Today I was up in the capital of Chinandega doing a couple of interviews for future stories I will be writing, and there was another big storm. Later I found out, through a health educator who visited Ojoche today, COMO SI FUERA POCO (as if all of this wasn't enough), that two nights ago a tornado had passed through--and took their entire harvest with it. All of their basic grains and beans for the next 6 months that had been harvested. Gone. Months and months of labor, lost in one night.

Houses, roads, harvests, forests--dessimated. Women, men, children--homeless.

What can I even say in the face of so much destruction and tragedy?

This country and its people need the support of the international community now more than ever--money, medicines, and especially seeds to replant the fertile ground of this beautiful land. But more than all of that that, they (we) need to find that place deep within where the most important seed--the seed of esperanza--still lives, despite the despair that is closing in on all sides.

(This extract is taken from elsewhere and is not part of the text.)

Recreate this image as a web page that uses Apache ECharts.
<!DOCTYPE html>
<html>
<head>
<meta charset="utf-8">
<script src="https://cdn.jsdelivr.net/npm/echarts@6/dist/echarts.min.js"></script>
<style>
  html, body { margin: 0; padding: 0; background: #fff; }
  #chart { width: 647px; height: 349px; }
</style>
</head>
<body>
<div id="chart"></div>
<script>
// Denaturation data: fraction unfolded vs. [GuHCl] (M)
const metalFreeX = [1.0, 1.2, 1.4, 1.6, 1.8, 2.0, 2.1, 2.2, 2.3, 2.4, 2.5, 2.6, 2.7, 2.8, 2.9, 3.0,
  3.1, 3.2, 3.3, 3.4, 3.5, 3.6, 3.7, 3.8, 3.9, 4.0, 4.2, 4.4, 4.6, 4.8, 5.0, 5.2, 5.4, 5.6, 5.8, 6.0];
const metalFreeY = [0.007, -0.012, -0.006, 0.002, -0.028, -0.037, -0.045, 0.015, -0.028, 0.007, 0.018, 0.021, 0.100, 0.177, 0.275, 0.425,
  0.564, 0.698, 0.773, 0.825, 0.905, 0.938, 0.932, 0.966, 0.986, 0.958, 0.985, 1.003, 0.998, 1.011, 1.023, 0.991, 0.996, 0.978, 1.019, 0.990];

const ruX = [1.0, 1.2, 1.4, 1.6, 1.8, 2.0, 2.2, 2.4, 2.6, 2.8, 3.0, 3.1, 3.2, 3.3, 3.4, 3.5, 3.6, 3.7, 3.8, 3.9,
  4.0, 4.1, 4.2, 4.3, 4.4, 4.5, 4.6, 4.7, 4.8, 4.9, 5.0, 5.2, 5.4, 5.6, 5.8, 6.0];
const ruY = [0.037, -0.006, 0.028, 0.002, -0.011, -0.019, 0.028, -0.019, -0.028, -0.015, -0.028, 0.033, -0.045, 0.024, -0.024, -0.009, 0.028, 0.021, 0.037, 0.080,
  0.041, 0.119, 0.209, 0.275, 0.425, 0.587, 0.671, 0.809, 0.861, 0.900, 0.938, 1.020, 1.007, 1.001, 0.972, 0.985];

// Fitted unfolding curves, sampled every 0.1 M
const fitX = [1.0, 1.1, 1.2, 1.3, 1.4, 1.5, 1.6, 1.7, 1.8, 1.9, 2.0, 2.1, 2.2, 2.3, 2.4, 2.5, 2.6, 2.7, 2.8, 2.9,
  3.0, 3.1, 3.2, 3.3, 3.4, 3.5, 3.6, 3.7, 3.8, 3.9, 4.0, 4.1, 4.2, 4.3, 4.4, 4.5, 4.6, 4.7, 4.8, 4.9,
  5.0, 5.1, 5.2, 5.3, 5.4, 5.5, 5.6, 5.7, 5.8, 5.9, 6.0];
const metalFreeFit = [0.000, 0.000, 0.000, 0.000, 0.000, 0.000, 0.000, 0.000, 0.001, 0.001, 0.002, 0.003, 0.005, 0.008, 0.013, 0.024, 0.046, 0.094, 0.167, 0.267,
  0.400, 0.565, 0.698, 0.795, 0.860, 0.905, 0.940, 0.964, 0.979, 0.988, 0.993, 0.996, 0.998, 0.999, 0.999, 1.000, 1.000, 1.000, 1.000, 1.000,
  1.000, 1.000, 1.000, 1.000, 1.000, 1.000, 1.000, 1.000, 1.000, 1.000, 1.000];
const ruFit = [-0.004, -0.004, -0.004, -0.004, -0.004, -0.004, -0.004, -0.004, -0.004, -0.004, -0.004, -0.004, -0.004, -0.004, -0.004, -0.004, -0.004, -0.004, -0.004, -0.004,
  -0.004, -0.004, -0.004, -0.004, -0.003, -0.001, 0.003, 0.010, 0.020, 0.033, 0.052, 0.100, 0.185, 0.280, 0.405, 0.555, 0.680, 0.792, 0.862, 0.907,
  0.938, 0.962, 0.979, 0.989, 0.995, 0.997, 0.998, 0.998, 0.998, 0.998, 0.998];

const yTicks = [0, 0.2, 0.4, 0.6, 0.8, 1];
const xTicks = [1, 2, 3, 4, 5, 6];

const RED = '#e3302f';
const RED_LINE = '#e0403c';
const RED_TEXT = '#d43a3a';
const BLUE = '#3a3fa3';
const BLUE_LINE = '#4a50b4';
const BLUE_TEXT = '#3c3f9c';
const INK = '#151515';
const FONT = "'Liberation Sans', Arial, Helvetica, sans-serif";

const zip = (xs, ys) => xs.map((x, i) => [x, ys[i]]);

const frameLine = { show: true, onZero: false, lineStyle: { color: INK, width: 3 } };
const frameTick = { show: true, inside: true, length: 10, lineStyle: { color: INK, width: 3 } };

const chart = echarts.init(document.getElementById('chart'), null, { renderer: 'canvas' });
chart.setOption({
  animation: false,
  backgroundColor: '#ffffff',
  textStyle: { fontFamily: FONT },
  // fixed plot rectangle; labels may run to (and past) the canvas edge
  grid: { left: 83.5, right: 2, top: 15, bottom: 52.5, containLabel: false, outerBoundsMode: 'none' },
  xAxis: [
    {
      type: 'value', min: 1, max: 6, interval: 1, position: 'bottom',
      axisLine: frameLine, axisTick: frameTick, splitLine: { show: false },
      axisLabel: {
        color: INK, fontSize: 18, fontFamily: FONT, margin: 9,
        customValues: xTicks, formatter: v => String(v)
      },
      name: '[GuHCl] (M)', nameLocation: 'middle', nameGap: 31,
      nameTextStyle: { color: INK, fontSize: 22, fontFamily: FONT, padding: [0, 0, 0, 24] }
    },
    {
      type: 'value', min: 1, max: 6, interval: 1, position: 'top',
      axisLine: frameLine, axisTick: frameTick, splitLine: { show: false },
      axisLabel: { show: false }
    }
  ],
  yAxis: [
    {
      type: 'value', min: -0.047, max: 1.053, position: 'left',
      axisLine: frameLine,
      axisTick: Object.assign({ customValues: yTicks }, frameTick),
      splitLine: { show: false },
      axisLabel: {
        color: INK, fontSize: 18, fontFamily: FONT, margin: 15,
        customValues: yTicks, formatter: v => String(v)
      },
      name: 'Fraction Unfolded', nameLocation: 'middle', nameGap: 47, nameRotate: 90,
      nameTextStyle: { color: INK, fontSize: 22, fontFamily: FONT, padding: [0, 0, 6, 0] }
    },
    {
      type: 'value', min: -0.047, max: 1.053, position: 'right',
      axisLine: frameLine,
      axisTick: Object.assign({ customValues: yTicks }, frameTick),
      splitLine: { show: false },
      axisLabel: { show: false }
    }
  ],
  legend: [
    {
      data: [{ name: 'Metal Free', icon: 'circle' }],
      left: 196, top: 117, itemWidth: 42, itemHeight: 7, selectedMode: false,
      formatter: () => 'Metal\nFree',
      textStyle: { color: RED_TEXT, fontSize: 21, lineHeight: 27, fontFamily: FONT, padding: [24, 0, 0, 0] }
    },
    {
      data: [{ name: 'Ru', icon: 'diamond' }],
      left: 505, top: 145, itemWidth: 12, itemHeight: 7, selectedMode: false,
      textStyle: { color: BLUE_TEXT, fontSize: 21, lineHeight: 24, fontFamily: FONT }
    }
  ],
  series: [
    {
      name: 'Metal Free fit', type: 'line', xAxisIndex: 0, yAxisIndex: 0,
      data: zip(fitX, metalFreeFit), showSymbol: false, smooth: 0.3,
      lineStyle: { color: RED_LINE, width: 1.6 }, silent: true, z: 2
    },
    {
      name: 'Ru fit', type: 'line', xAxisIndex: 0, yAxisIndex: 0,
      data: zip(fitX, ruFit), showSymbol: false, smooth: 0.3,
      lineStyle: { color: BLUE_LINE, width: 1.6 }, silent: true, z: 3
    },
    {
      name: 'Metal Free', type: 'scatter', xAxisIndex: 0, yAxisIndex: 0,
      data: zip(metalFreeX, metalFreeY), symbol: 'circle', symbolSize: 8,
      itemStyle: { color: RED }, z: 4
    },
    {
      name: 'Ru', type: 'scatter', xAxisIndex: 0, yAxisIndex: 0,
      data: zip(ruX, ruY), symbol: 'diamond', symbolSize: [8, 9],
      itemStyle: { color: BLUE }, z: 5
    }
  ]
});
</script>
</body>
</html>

Esperanza that can only come from God.

4 comments:

Anonymous said...

This seems the most cliched question in the world for an athiest to ask a believer but how can you write about all this distruction and heartbreak and not blame God?

Or alternatively question his existence.

If your god is the correct one, then how come this devoutly Christian country suffers way more than its fair share of disasters?

pamela said...

i can write about it and not blame God because i believe the world is fallen, that human beings do evil, and that this horrible sequence of environmental events in Nicaragua has nothing to do with God and everything to do with the irresponsible "first world" who pays no attention to how its activities are affecting global climate change--thus creating the worst hurricane seasons back to back in years. and when the rich act irresponsibly, it's the poor who suffer first.

nicaragua is in a location where its natural environment is loaded with risks--volanoes, flooding, etc. people choose to live with these risks. but if the people had the resources to build houses to withstand the elements, that might help a great deal.

Anonymous said...

It's just about time for my job's big charitable campaign, so this is a very timely reminder.

Hang in there, honey. You do so much.

Jenny said...

i love your blog because you remind us here in comfy, developed america about the precarious lives of our neighbors in not just Nicaragua but all developing countries ... and we need to be reminded.